Il est célèbre pour avoir "créé" la théorie des groupes en mathématiques qui s’avèrera formidablement féconde. Evariste Galois s’est aussi enflammé pour les idéaux républicains et révolutionnaires de son temps. Il devait frissonner de plaisir au souvenir de Danton, Robespierre et Saint-Just. Il participa aux manifestations des Trois Glorieuses, fut emprisonné à Sainte-Pélagie pour "injure au Roi" et y retourna pour s’être promené dans Paris en costume militaire. En prison, il croisa Alexandre Dumas et Gérard de Nerval.

François-Henri Désérable raconte cette vie à bride abattue avec une magnifique beauté des mots. Un exemple : Evariste Galois fut évacué de la prison quand arriva sur Paris ce que l’écrivain appelle "un tueur de la pire espèce", le choléra. Il parle splendidement "de ces misérables qui pour étancher la soif quand ils n’avaient plus de vin, se penchaient sur le fleuve vert-de-gris, et qui charriait leur merde et la merde de tout Paris. Comme des porcs dans une auge, ils en buvaient la substance visqueuse qui ressemblait vaguement à l’eau. Alors, un matin, on défonçait la porte de leur taudis, et on les trouvait tout grelottants, les yeux excavés, la langue blanche, pendante, les lèvres tremblotantes, violacées et la peau bleuie".

Evariste Galois mourut à vingt ans lors d’un duel, le 31 mai 1832. On retrouva son corps sur le champ, un trou rouge au ventre, comme le "Dormeur du val" de Rimbaud. Les causes de ce duel imbécile ne sont pas claires. Un complot royaliste ? L’écrivain préfère la thèse romantique. Evariste Galois s’était épris de Stéphanie, mais celle-ci le repoussa, le priant d’en "rester là". Défié ensuite, ce duel aurait été une forme de suicide amoureux.

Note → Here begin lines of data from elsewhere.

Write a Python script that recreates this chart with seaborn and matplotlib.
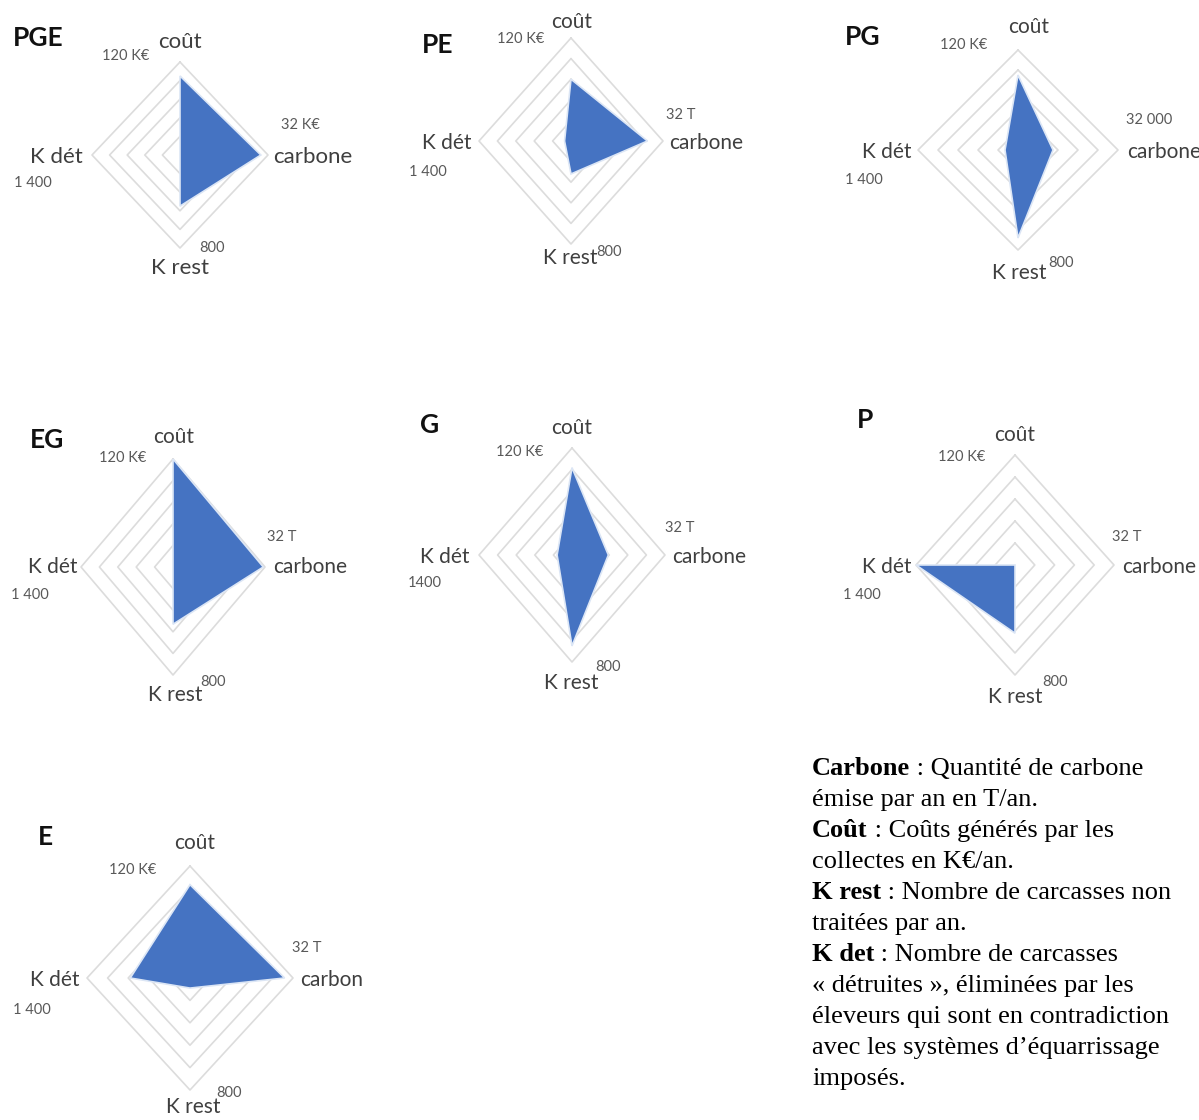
import numpy as np
import pandas as pd
import matplotlib
matplotlib.use("Agg")
import matplotlib.pyplot as plt
import seaborn as sns

# ---- data: one entry per collection scenario -------------------------------
scenarios = ["PGE", "PE", "PG", "EG", "G", "P", "E"]
cout_keur = [102, 72, 90, 120, 98, 0, 100]          # coût, K€/an (scale max 120)
carbone_t = [29.4, 26.6, 11.2, 31.4, 12.5, 0, 29.4]  # carbone, T/an (scale max 32)
k_rest = [440, 256, 704, 424, 680, 496, 72]           # carcasses non traitées (max 800)
k_det = [0, 98, 182, 0, 224, 1400, 812]               # carcasses détruites (max 1400)

scale_max = {"cout": 120, "carbone": 32, "k_rest": 800, "k_det": 1400}
ring_levels = [0.2, 0.4, 0.6, 0.8, 1.0]

carbone_names = ["carbone", "carbone", "carbone", "carbone", "carbone", "carbone", "carbon"]
carbone_ticks = ["32 K€", "32 T", "32 000", "32 T", "32 T", "32 T", "32 T"]
kdet_ticks = ["1 400", "1 400", "1 400", "1 400", "1400", "1 400", "1 400"]
cout_tick = "120 K€"
krest_tick = "800"

legend_lines = [
    ("Carbone", " : Quantité de carbone"),
    ("", "émise par an en T/an."),
    ("Coût", " : Coûts générés par les"),
    ("", "collectes en K€/an."),
    ("K rest", " : Nombre de carcasses non"),
    ("", "traitées par an."),
    ("K det", " : Nombre de carcasses"),
    ("", "« détruites », éliminées par les"),
    ("", "éleveurs qui sont en contradiction"),
    ("", "avec les systèmes d’équarrissage"),
    ("", "imposés."),
]

# ---- page layout (pixels) ---------------------------------------------------
W, H = 1199, 1120
# centre x, centre y, half width, half height of the outer diamond
frames = [
    (180, 155, 88, 93),
    (571, 141, 92, 103),
    (1018, 150, 100, 100),
    (173, 567, 92, 108),
    (572, 555, 93, 107),
    (1015, 565, 99, 110),
    (190, 978, 103, 112),
]
# title(left,y), coût, 120K€, K dét(right,y), 1 400, carbone(left,y), 32.., 800, K rest
text_pos = [
    [(13, 38), (180, 42), (126, 56), (83, 157), (33, 183), (273, 157), (300, 125), (212, 248), (180, 268)],
    [(422, 45), (572, 22), (521, 39), (472, 143), (428, 172), (669, 143), (681, 115), (609, 252), (570, 258)],
    [(845, 37), (1029, 27), (964, 45), (912, 152), (864, 180), (1127, 152), (1149, 120), (1061, 263), (1019, 273)],
    [(30, 440), (174, 437), (123, 458), (77, 567), (30, 595), (273, 567), (282, 537), (213, 682), (175, 695)],
    [(420, 425), (572, 428), (520, 452), (470, 557), (425, 583), (672, 557), (680, 528), (608, 667), (571, 683)],
    [(857, 420), (1015, 435), (962, 457), (912, 567), (862, 595), (1122, 567), (1127, 537), (1055, 682), (1015, 697)],
    [(38, 837), (195, 843), (133, 870), (80, 980), (32, 1010), (300, 980), (307, 948), (229, 1093), (193, 1107)],
]
label_size = [16, 15, 15, 15, 15, 15, 15]

FILL = "#4573C2"
GRID = "#DCDCDC"
LABEL_C = "#3F3F3F"
TICK_C = "#595959"

sns.set_theme(style="white")
plt.rcParams["font.family"] = ["Lato", "DejaVu Sans"]

fig = plt.figure(figsize=(W / 100, H / 100), dpi=100)
fig.patch.set_facecolor("white")


def fx(x):
    return x / W


def fy(y):
    return 1 - y / H


# diamond ring outlines as a long table for seaborn
ring_rows = []
for lvl in ring_levels:
    for k, (x, y) in enumerate([(0, 1), (1, 0), (0, -1), (-1, 0), (0, 1)]):
        ring_rows.append({"ring": lvl, "order": k, "x": x * lvl, "y": y * lvl})
rings = pd.DataFrame(ring_rows)

for i, name in enumerate(scenarios):
    cx, cy, rx, ry = frames[i]
    ax = fig.add_axes([fx(cx - rx), fy(cy + ry), 2 * rx / W, 2 * ry / H])
    ax.set_xlim(-1, 1)
    ax.set_ylim(-1, 1)
    ax.axis("off")

    sns.lineplot(data=rings, x="x", y="y", units="ring", estimator=None, sort=False,
                 color=GRID, linewidth=1.2, ax=ax, legend=False)
    for ln in ax.lines:
        ln.set_clip_on(False)

    r_c = cout_keur[i] / scale_max["cout"]
    r_ca = carbone_t[i] / scale_max["carbone"]
    r_kr = k_rest[i] / scale_max["k_rest"]
    r_kd = k_det[i] / scale_max["k_det"]
    px = [0, r_ca, 0, -r_kd]
    py = [r_c, 0, -r_kr, 0]
    ax.fill(px, py, color=FILL, edgecolor="#DCE6F5", linewidth=1.2, clip_on=False, zorder=3)

    tp = text_pos[i]
    ls = label_size[i]
    fig.text(fx(tp[0][0]), fy(tp[0][1]), name, fontsize=19, fontweight="bold",
             color="#111111", ha="left", va="center")
    fig.text(fx(tp[1][0]), fy(tp[1][1]), "coût", fontsize=ls, color=LABEL_C, ha="center", va="center")
    fig.text(fx(tp[2][0]), fy(tp[2][1]), cout_tick, fontsize=10.5, color=TICK_C, ha="center", va="center")
    fig.text(fx(tp[3][0]), fy(tp[3][1]), "K dét", fontsize=ls, color=LABEL_C, ha="right", va="center")
    fig.text(fx(tp[4][0]), fy(tp[4][1]), kdet_ticks[i], fontsize=10.5, color=TICK_C, ha="center", va="center")
    fig.text(fx(tp[5][0]), fy(tp[5][1]), carbone_names[i], fontsize=ls, color=LABEL_C, ha="left", va="center")
    fig.text(fx(tp[6][0]), fy(tp[6][1]), carbone_ticks[i], fontsize=10.5, color=TICK_C, ha="center", va="center")
    fig.text(fx(tp[7][0]), fy(tp[7][1]), krest_tick, fontsize=10.5, color=TICK_C, ha="center", va="center")
    fig.text(fx(tp[8][0]), fy(tp[8][1]), "K rest", fontsize=ls, color=LABEL_C, ha="center", va="center")

# ---- definitions block ------------------------------------------------------
renderer = fig.canvas.get_renderer()
x0, base0, step = 812, 775, 31
serif = ["Liberation Serif", "DejaVu Serif"]
for j, (bold, rest) in enumerate(legend_lines):
    yb = base0 + j * step
    xr = x0
    if bold:
        tb = fig.text(fx(x0), fy(yb), bold, fontsize=19, fontweight="bold",
                      family=serif, color="black", ha="left", va="baseline")
        bb = tb.get_window_extent(renderer=renderer)
        xr = x0 + bb.width
    fig.text(fx(xr), fy(yb), rest, fontsize=19, family=serif, color="black",
             ha="left", va="baseline")

fig.savefig("out.png", dpi=100, facecolor="white")
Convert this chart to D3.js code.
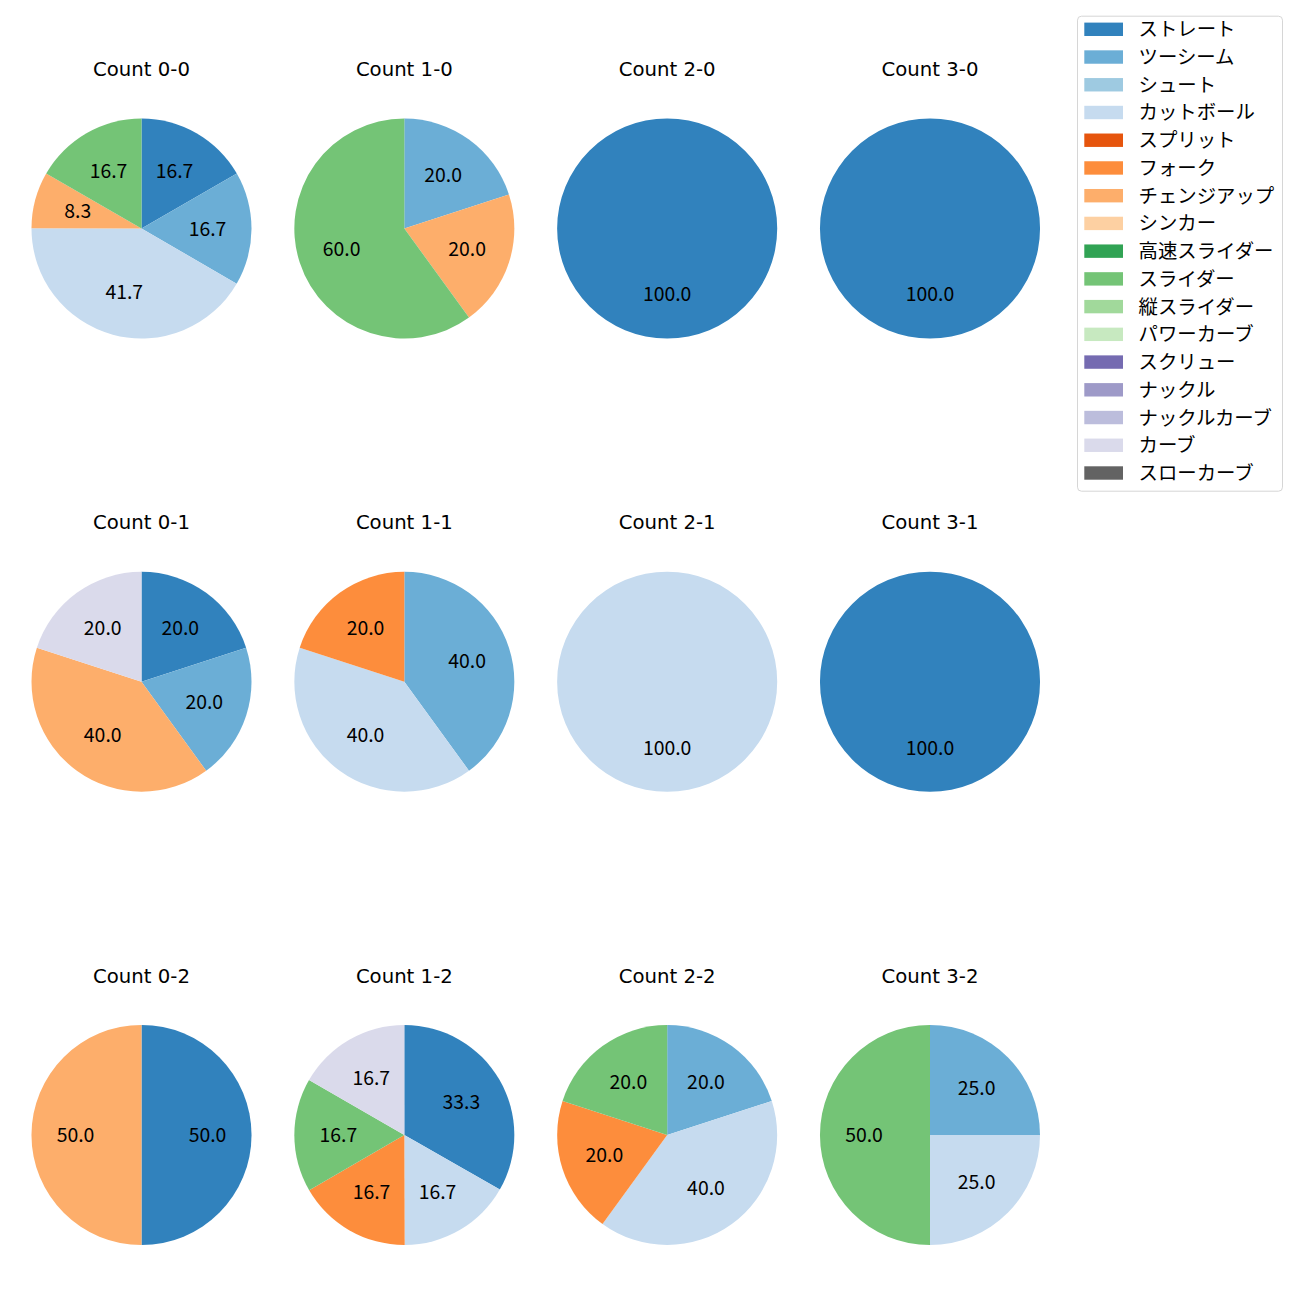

La veille de sa mort, il passa toute la nuit à écrire son dernier mémoire, son chef-d’œuvre : sept pages qui révolutionnèrent les maths, l’équivalent, selon l’écrivain, de la Pièta pour Michel-Ange et de "La ronde de nuit" pour Rembrandt. "C’est par la main d’un gamin de vingt ans que ces feuilles sont arrivées jusqu’à nous, un gamin qui à vingt ans avait la grâce au bout du poignet, ce je ne-sais-quoi qui vous touche à l’improviste et qui parfois vous foudroie, vous laissant pantelant dans la nuit, au petit matin chancelant d’avoir connu tout à la fois l’ivresse et la fureur, l’absolu, le vertige et le salut. La grande fête de l’esprit pendant quelques heures jusqu’au bout de la nuit." Il fallut 40 ans ensuite pour que la force de ce travail soit reconnue.

François-Henri Désirable rend un formidable hommage, à travers Evariste, à ces mathématiciens, souvent génies incompris, dont Darwin disait : "Le mathématicien est un aveugle dans une pièce noire cherchant à voir un chat noir qui souvent n’est pas là." Evariste Galois, c’est le pur génie, foudroyé comme Van Gogh, c’est la rigueur de la pensée et la folie de la jeunesse. L’écrivain s’est bien amusé à raconter cette époque et ses soubresauts révolutionnaires, adoptant le style le plus classique, mais y ajoutant de temps à autre la jouissance de mots plus crus ou de comparaisons osées comme de dire qu’Evariste était triste à mourir, "comme peut l’être aujourd’hui la liste des meilleures ventes de livres au début de l’été".

Avec "Evariste", vous ne serez pas triste. C’est le génie possible des hommes qui est raconté tambour battant. Pourquoi certains sont-ils frappés par la grâce ? Seul Dieu, que François-Henri Désérable nomme "le Vieux", le sait peut-être. Mais avec ce roman, on l’aura approché.

François-Henri Désérable, "Evariste", Folio n° 6170, 192 pp.